Given entries:
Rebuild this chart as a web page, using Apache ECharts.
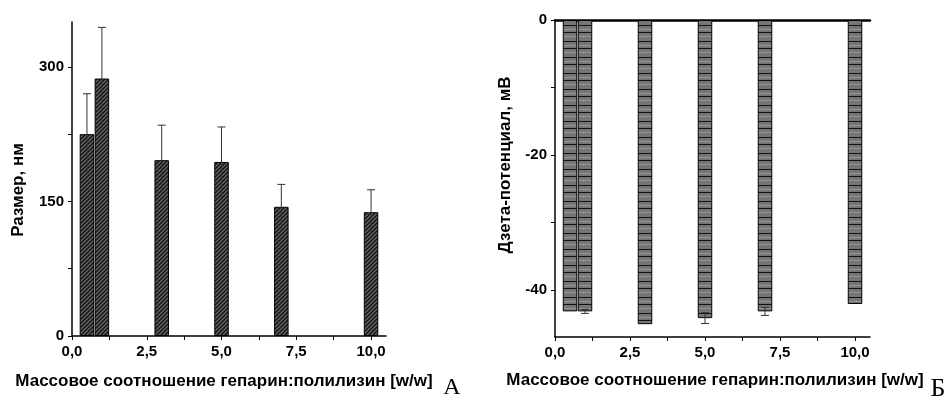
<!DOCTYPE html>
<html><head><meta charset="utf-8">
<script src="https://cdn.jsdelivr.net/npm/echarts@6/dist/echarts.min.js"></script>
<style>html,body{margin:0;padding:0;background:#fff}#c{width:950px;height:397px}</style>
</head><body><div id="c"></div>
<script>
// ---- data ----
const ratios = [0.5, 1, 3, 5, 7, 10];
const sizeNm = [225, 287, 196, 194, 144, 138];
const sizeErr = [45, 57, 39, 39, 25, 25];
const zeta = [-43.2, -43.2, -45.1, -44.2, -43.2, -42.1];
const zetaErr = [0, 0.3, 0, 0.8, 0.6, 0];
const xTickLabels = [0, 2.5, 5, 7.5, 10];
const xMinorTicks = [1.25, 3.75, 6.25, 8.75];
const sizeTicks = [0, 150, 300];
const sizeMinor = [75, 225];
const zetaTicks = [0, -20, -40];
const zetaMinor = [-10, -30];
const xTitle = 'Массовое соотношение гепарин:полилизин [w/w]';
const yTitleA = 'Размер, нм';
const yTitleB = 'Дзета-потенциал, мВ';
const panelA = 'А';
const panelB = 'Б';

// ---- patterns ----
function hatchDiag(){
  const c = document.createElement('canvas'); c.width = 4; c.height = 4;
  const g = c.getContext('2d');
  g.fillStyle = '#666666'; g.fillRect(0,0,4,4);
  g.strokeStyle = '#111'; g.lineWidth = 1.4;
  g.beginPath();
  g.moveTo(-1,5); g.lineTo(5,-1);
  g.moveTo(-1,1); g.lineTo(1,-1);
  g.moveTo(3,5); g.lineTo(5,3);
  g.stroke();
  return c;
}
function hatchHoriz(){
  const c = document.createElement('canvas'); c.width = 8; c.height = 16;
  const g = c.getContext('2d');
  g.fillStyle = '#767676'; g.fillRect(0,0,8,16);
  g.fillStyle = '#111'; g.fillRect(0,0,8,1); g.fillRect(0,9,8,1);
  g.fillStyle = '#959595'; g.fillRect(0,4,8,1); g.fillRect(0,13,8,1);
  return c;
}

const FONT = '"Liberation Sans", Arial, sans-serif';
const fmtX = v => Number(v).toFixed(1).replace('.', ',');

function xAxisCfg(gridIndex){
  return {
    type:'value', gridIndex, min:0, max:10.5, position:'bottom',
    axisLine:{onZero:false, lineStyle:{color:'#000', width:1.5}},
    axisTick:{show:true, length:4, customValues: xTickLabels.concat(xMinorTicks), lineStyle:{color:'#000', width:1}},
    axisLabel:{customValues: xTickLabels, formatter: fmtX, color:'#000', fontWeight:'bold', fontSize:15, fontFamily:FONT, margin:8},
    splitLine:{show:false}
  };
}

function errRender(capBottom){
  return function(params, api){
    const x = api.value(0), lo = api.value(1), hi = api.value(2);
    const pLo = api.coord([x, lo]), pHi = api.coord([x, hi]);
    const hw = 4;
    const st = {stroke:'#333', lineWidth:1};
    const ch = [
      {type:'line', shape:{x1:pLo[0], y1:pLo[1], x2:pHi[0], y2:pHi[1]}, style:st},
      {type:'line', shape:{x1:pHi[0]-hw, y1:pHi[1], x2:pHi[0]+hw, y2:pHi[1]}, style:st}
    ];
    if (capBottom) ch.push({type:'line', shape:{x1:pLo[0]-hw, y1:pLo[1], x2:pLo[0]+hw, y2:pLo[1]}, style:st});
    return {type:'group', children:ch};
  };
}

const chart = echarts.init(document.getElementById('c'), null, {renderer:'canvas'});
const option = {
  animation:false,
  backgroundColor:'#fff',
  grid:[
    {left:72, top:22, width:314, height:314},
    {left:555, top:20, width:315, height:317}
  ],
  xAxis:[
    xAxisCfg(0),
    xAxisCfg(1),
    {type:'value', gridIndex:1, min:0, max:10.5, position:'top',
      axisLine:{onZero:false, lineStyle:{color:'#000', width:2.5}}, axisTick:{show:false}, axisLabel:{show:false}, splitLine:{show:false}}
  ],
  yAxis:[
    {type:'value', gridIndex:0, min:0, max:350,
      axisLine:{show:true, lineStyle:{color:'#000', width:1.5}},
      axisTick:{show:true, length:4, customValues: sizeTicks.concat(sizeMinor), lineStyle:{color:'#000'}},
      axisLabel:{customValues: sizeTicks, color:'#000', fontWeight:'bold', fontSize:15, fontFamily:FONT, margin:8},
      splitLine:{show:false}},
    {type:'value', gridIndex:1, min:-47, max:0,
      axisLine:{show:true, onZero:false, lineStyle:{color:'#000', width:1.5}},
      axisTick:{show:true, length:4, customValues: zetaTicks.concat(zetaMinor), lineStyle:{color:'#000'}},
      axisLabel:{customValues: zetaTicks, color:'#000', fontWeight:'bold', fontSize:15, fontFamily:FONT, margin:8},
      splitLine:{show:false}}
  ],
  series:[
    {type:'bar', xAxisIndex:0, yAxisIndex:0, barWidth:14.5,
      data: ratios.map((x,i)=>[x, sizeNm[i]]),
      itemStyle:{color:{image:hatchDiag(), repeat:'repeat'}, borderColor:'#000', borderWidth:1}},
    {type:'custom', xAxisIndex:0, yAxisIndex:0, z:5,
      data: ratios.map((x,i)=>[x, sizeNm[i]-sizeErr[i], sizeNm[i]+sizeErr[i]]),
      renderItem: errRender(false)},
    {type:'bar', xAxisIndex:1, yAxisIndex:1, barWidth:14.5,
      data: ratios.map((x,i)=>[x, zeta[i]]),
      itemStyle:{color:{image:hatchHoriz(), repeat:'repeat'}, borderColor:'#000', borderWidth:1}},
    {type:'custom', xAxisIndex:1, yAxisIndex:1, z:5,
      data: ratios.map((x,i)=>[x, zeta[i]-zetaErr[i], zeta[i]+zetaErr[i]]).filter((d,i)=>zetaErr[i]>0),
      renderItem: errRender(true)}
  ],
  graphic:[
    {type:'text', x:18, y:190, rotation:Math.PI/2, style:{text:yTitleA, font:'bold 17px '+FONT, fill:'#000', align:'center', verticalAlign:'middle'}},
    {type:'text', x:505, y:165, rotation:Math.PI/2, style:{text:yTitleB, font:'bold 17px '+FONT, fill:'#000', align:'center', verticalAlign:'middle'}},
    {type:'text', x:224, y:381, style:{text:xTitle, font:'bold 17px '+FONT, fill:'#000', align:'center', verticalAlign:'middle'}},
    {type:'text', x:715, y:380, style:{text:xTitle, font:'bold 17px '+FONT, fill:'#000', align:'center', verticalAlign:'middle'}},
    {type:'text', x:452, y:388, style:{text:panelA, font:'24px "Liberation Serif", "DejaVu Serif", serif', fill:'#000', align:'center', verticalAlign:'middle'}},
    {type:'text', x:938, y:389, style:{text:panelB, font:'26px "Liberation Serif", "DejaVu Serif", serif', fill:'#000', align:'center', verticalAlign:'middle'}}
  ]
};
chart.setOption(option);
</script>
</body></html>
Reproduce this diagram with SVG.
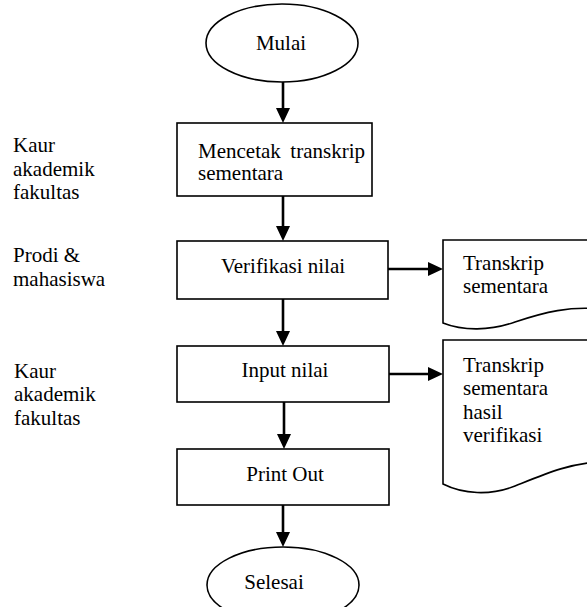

Problem to solve: For the data above, state how many lines contain "this"; the number is the whole answer.

Task solution: 2